DATA PROVIDED =

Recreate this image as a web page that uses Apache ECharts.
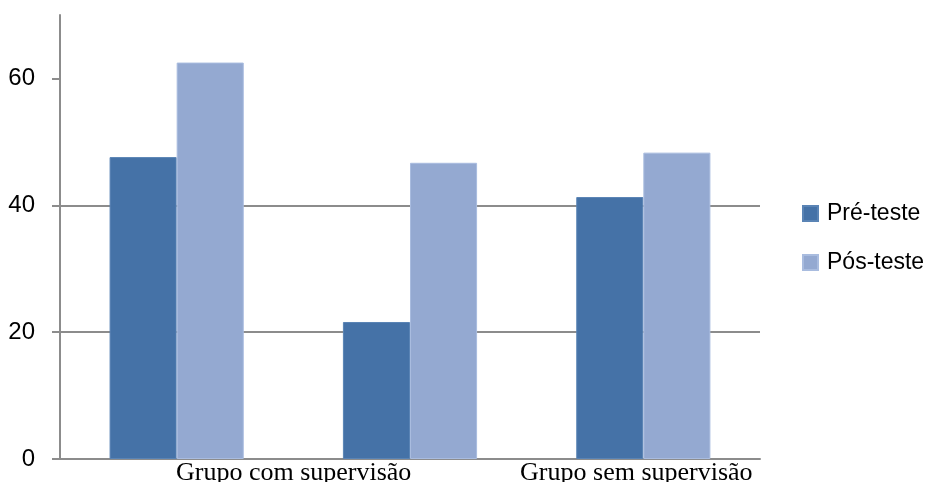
<!DOCTYPE html>
<html>
<head>
<meta charset="utf-8">
<script src="https://cdn.jsdelivr.net/npm/echarts@6/dist/echarts.min.js"></script>
<style>
  html, body { margin: 0; padding: 0; background: #fff; }
  #chart { width: 927px; height: 482px; }
</style>
</head>
<body>
<div id="chart"></div>
<script>
// Categories (the middle group has no caption)
const categories = ['Grupo com supervisão', '', 'Grupo sem supervisão'];
// Mean scores per group
const preTeste = [47.6, 21.6, 41.3];
const posTeste = [62.5, 46.7, 48.3];
// Value-axis ticks
const yTicks = [0, 20, 40, 60];
const seriesNames = ['Pré-teste', 'Pós-teste'];

const gridColor = '#8c8c8c';

const chart = echarts.init(document.getElementById('chart'), null, { renderer: 'canvas' });

chart.setOption({
  animation: false,
  backgroundColor: '#ffffff',
  grid: {
    left: 60, right: 167, top: 15, bottom: 23,
    containLabel: false,
    outerBoundsMode: 'none'
  },
  legend: {
    orient: 'vertical',
    left: 802,
    top: 202,
    padding: 0,
    itemWidth: 15,
    itemHeight: 15,
    itemGap: 26,
    icon: 'rect',
    data: seriesNames,
    textStyle: {
      fontFamily: 'Liberation Sans',
      fontSize: 23,
      color: '#000',
      padding: [0, 0, 0, 4]
    }
  },
  xAxis: {
    type: 'category',
    data: categories,
    axisLine: { show: true, lineStyle: { color: gridColor, width: 2 } },
    axisTick: { show: false },
    axisLabel: {
      interval: 0,
      margin: 1,
      formatter: function (v, i) {
        if (!v) return '';
        return i === 0 ? '{a|' + v + '}' : '{b|' + v + '}';
      },
      rich: {
        a: { fontFamily: 'Liberation Serif', fontSize: 26, color: '#000', padding: [0, 0, 0, 234] },
        b: { fontFamily: 'Liberation Serif', fontSize: 26, color: '#000', padding: [0, 14, 0, 0] }
      }
    }
  },
  yAxis: {
    type: 'value',
    min: 0,
    max: 70,
    interval: 20,
    axisLine: { show: true, lineStyle: { color: gridColor, width: 2 } },
    axisTick: {
      show: true,
      length: 8,
      customValues: yTicks,
      lineStyle: { color: gridColor, width: 2 }
    },
    axisLabel: {
      customValues: yTicks,
      margin: 25,
      fontFamily: 'Liberation Sans',
      fontSize: 24,
      color: '#000'
    },
    splitLine: {
      show: true,
      showMaxLine: false,
      lineStyle: { color: gridColor, width: 2 }
    }
  },
  series: [
    {
      name: seriesNames[0],
      type: 'bar',
      data: preTeste,
      barGap: '0%',
      barCategoryGap: '42.5%',
      itemStyle: { color: '#4572A7', borderColor: '#5a84b5', borderWidth: 1 }
    },
    {
      name: seriesNames[1],
      type: 'bar',
      data: posTeste,
      barGap: '0%',
      barCategoryGap: '42.5%',
      itemStyle: { color: '#94A9D1', borderColor: '#a9bcdf', borderWidth: 1 }
    }
  ]
});
</script>
</body>
</html>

WHAT YOU NEED TO DO = Make an exact copy of the listing above. Do not include the pictures.

FINAL RESULT =
Recreate this image as a web page that uses Apache ECharts.
<!DOCTYPE html>
<html>
<head>
<meta charset="utf-8">
<script src="https://cdn.jsdelivr.net/npm/echarts@6/dist/echarts.min.js"></script>
<style>
  html, body { margin: 0; padding: 0; background: #fff; }
  #chart { width: 927px; height: 482px; }
</style>
</head>
<body>
<div id="chart"></div>
<script>
// Categories (the middle group has no caption)
const categories = ['Grupo com supervisão', '', 'Grupo sem supervisão'];
// Mean scores per group
const preTeste = [47.6, 21.6, 41.3];
const posTeste = [62.5, 46.7, 48.3];
// Value-axis ticks
const yTicks = [0, 20, 40, 60];
const seriesNames = ['Pré-teste', 'Pós-teste'];

const gridColor = '#8c8c8c';

const chart = echarts.init(document.getElementById('chart'), null, { renderer: 'canvas' });

chart.setOption({
  animation: false,
  backgroundColor: '#ffffff',
  grid: {
    left: 60, right: 167, top: 15, bottom: 23,
    containLabel: false,
    outerBoundsMode: 'none'
  },
  legend: {
    orient: 'vertical',
    left: 802,
    top: 202,
    padding: 0,
    itemWidth: 15,
    itemHeight: 15,
    itemGap: 26,
    icon: 'rect',
    data: seriesNames,
    textStyle: {
      fontFamily: 'Liberation Sans',
      fontSize: 23,
      color: '#000',
      padding: [0, 0, 0, 4]
    }
  },
  xAxis: {
    type: 'category',
    data: categories,
    axisLine: { show: true, lineStyle: { color: gridColor, width: 2 } },
    axisTick: { show: false },
    axisLabel: {
      interval: 0,
      margin: 1,
      formatter: function (v, i) {
        if (!v) return '';
        return i === 0 ? '{a|' + v + '}' : '{b|' + v + '}';
      },
      rich: {
        a: { fontFamily: 'Liberation Serif', fontSize: 26, color: '#000', padding: [0, 0, 0, 234] },
        b: { fontFamily: 'Liberation Serif', fontSize: 26, color: '#000', padding: [0, 14, 0, 0] }
      }
    }
  },
  yAxis: {
    type: 'value',
    min: 0,
    max: 70,
    interval: 20,
    axisLine: { show: true, lineStyle: { color: gridColor, width: 2 } },
    axisTick: {
      show: true,
      length: 8,
      customValues: yTicks,
      lineStyle: { color: gridColor, width: 2 }
    },
    axisLabel: {
      customValues: yTicks,
      margin: 25,
      fontFamily: 'Liberation Sans',
      fontSize: 24,
      color: '#000'
    },
    splitLine: {
      show: true,
      showMaxLine: false,
      lineStyle: { color: gridColor, width: 2 }
    }
  },
  series: [
    {
      name: seriesNames[0],
      type: 'bar',
      data: preTeste,
      barGap: '0%',
      barCategoryGap: '42.5%',
      itemStyle: { color: '#4572A7', borderColor: '#5a84b5', borderWidth: 1 }
    },
    {
      name: seriesNames[1],
      type: 'bar',
      data: posTeste,
      barGap: '0%',
      barCategoryGap: '42.5%',
      itemStyle: { color: '#94A9D1', borderColor: '#a9bcdf', borderWidth: 1 }
    }
  ]
});
</script>
</body>
</html>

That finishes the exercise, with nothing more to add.